What data breaks the Fed out of its current “patient” stance? Given the persistence of low inflation, it appears to me most likely that the next move is down. Fed officials, however, are resisting any such moves just yet, requiring instead that the data break at least gently to the downside in the months ahead. And so we wait as the data rolls in.
The ISM nonmanufacturing report came in a little lower in March compared to the previous month, but I am not seeing any fundamental shift in the underlying pace of activity. Looks instead like typical noise in the series:
Softness was more evident in the 2015-16 slowdown than today. Good news for the economy; bad news for the recessionistas.
More interesting was the ADP employment report. That came in on the soft side with a 129k gain in private sector employees. Incorporating that information drags down my forecast to a 150k gain in March:
This forecast is on the soft side of consensus, which is currently expecting a rebound in job growth t0 170k with a 3.8% unemployment rate and a 0.2% wage gain.
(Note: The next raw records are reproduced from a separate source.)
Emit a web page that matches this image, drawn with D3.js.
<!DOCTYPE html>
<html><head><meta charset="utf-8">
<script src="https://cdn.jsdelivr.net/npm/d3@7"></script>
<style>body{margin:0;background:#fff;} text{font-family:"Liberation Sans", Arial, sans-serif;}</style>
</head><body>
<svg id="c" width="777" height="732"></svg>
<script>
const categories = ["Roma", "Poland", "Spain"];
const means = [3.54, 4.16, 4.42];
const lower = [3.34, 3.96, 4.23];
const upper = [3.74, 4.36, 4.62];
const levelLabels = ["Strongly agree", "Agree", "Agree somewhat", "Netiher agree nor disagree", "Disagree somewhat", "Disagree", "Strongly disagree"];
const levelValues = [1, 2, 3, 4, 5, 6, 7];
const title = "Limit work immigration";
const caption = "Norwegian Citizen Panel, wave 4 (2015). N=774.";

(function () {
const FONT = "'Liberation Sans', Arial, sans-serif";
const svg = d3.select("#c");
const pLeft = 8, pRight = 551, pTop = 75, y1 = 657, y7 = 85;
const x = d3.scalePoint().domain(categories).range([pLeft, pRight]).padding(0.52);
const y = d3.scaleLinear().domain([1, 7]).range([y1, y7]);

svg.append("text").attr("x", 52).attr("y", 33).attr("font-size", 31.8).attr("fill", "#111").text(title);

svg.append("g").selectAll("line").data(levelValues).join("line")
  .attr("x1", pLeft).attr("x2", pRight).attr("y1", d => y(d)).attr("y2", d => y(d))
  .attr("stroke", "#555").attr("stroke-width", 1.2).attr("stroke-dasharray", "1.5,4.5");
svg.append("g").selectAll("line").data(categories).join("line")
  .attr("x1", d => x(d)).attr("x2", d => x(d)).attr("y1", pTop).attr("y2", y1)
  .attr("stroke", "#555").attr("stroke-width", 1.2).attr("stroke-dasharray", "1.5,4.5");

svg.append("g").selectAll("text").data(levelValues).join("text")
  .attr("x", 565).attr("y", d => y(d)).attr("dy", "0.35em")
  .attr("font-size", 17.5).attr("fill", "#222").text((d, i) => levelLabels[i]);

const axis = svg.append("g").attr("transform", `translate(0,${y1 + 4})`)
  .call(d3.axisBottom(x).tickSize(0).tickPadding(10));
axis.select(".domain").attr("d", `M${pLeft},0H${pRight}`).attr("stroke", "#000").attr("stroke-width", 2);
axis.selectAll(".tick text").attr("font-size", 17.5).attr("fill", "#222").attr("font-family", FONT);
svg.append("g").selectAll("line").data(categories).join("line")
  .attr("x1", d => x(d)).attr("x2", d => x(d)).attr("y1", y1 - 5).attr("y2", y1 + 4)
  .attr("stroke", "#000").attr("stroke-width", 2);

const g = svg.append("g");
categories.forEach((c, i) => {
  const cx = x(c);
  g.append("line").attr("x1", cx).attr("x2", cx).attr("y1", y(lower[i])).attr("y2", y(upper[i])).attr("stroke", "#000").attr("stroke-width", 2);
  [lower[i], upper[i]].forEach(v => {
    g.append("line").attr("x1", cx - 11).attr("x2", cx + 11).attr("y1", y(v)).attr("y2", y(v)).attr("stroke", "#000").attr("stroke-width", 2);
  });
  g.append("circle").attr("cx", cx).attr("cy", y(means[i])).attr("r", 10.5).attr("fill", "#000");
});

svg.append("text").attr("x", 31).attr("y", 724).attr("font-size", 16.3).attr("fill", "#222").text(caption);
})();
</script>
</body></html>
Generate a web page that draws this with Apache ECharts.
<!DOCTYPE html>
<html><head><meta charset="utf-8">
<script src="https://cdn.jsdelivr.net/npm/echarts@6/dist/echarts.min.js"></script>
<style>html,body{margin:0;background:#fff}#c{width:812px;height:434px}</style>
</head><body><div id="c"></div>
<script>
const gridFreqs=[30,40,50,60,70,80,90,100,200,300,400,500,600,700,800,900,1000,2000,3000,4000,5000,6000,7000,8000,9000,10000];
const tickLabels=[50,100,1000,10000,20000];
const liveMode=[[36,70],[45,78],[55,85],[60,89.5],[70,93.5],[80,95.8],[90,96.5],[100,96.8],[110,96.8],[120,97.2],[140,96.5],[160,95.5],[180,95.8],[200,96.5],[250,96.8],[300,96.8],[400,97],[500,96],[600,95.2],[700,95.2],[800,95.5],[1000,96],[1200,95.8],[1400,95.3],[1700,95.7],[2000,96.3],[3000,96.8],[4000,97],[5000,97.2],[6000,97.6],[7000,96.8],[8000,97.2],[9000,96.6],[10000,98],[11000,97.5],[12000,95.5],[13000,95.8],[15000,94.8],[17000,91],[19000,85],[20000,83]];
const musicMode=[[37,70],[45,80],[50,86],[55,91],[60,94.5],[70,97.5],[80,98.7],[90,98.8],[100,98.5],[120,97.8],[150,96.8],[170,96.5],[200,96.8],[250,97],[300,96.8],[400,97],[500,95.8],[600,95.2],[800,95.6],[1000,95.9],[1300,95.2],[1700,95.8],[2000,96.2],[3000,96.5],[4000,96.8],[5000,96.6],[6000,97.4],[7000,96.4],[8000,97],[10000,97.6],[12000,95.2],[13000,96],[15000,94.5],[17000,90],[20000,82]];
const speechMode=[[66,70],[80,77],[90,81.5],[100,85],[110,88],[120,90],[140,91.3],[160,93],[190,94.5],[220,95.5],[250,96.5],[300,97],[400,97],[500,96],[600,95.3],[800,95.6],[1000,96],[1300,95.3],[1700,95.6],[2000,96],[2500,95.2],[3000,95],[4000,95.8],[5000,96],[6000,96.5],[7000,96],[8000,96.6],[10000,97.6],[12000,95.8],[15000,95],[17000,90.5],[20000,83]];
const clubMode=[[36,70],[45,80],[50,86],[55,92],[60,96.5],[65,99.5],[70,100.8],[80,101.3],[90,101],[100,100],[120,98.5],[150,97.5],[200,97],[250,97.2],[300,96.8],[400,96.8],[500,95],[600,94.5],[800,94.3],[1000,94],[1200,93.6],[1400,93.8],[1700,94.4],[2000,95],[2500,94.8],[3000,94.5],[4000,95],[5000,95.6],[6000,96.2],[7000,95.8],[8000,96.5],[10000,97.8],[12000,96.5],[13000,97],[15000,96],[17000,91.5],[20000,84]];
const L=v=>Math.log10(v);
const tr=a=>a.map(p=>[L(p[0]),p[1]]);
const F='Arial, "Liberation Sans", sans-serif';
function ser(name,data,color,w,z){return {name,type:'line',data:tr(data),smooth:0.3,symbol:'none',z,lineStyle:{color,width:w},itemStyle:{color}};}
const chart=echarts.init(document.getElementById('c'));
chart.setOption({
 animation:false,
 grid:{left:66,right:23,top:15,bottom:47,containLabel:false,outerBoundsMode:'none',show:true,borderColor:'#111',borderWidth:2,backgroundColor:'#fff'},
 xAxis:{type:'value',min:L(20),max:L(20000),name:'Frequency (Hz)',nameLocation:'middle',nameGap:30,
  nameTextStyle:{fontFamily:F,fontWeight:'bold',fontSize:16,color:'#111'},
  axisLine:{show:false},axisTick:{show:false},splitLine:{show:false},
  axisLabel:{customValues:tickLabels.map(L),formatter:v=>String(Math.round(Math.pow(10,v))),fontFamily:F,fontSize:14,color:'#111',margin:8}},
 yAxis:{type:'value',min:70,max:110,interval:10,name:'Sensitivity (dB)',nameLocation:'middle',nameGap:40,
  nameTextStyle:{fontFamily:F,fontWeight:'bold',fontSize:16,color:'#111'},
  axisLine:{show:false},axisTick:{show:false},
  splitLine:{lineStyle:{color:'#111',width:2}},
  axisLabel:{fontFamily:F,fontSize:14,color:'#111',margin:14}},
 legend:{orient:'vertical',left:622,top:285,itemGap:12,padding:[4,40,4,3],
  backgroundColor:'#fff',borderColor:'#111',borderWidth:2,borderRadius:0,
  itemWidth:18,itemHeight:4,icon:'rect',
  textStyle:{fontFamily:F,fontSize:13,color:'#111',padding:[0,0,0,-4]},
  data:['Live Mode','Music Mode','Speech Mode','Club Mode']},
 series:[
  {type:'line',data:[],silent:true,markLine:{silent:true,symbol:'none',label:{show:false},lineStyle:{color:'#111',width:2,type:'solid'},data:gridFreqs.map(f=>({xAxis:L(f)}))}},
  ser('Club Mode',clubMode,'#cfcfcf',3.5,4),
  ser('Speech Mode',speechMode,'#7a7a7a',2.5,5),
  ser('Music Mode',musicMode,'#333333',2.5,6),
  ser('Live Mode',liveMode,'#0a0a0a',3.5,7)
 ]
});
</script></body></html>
Given the noise in this data, the Fed would likely see little difference in any number in the mid-100’s. The Fed would probably view anything in that sort of range as consistent with relatively stable unemployment and continued upward pressure on wages. A good place to remain patient.
More interesting would something on either side of the mid-100s. If job growth came in closer to 100k or so, the Fed would start to get a bit nervous that maybe the February weakness wasn’t the one-off they believe it was. Any anxiety would step up a notch if the unemployment rate edged higher as well. That kind of pattern, if sustained for the next few months would likely prompt Powell & Co. to more seriously consider lower rates mid-year.
That said, betting against this job market hasn’t worked out very well yet. If we see job growth sticking closer to 200k a month, central bankers will start to think that they maybe became a little too dovish in March.
Bottom Line: We are stuck in a waiting game for the moment while we try to assess the degree to which the US economy is slowing.